Shopping for a mortgage lender can be one of the biggest decisions you will make in the homebuying process. You will likely have your home mortgage for 15 + years, so it is important to choose a lender that you are comfortable with and that best fits your needs. Here, we’ve outlined 8 important steps to take in finding the best mortgage lender for you.

1. Know Your Credit

Before you even start searching and comparing lenders, it is important to understand your own credit score and report. You can request your credit report once per year from each of the three credit bureaus: Equifax, Experian, and Trans Union. Check your credit score and make sure it is in good standing for the type of loan you want. Depending on the loan type you’re after, there are minimum score requirements that you must meet.

Find out if there are any discrepancies or negative marks on your credit report you should take care of, or if you can improve your credit score before shopping for a new lender. You may be able to secure one of the bad credit loans to help pay off some other debt. Paying bills on time and paying down credit card debt are simple acts that should offer a steady credit score increase.

  1. Create a Budget

If you don’t already have a solid budget in place, take a look at all your sources of income, bills, and expenses and create a workable budget. You should know what you can reasonably afford for monthly housing costs, as well as how much you have for a down payment and other moving costs before speaking with a mortgage lender. Knowing what you can afford will keep you from overstretching your budget and buying a home that you struggle to pay for later.

  1. Know the Types of Mortgage Lenders

You can find several types of mortgage lenders, so it might be advised to do a little research to find out where to start and what might be best for you. You may already know about the big corporate banks, but you can also find credit unions and portfolio lenders, as well as wholesale lenders and direct lenders who often provide a private mortgage. A mortgage broker can handle all of your paperwork and can work with several different mortgage lending options, providing you with several personalized choices. You need to look into all the options available in your area and decide which types would best fit your requirements. For example, many people have to struggle a lot to obtain a mortgage loan with high credit quality. At that point, it might be better to work with jumbo wholesale lenders who can help you; if the loan amount exceeds the “conforming loan limit” set on mortgages eligible for purchase by Fannie Mae and Freddie Mac. These are the government-sponsored enterprises (GSEs) that eventually purchase and manage the vast majority of single-family home mortgages in the United States.

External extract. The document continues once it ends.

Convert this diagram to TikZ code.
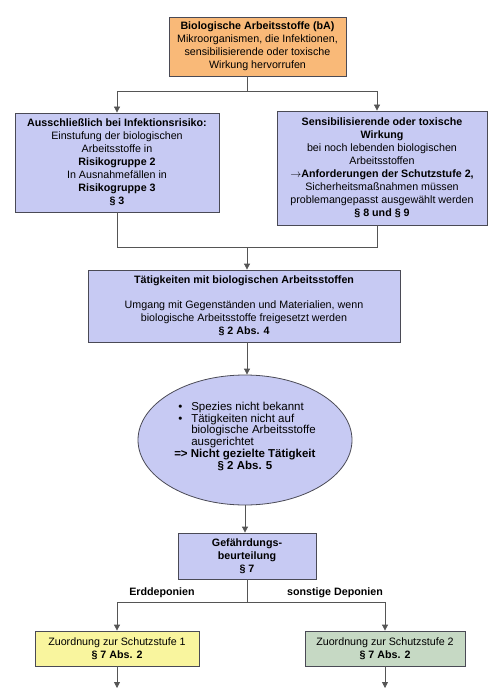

  1. Learn About the Types of Loans Available

Several types of home loans are available, and you should know which ones may be the best for your situation. Conventional home loans can be the best general option, but have a higher minimum credit score requirement, and 20% down payment. A 203k loan can give you a mortgage plus an additional $35,000 beyond the home value, if you are interested in remodeling or purchasing and working on a fixer-upper. FHA loans are a great option for first-time homebuyers, with a lower credit score threshold (usually 580) and a much lower down payment option of 3.5%. For veterans, a VA loan requires no down payment at all, and no mortgage insurance.

  1. Understand the Current Housing and Mortgage Markets

This spring, Freddie Mac predicts some movement in the housing market, nationally. Lower mortgage rates and a large inventory of available homes both contribute to a more active housing market. Finding out more specific info about the markets in your city, and even your neighborhood, can give you even better insights, and help you make informed decisions.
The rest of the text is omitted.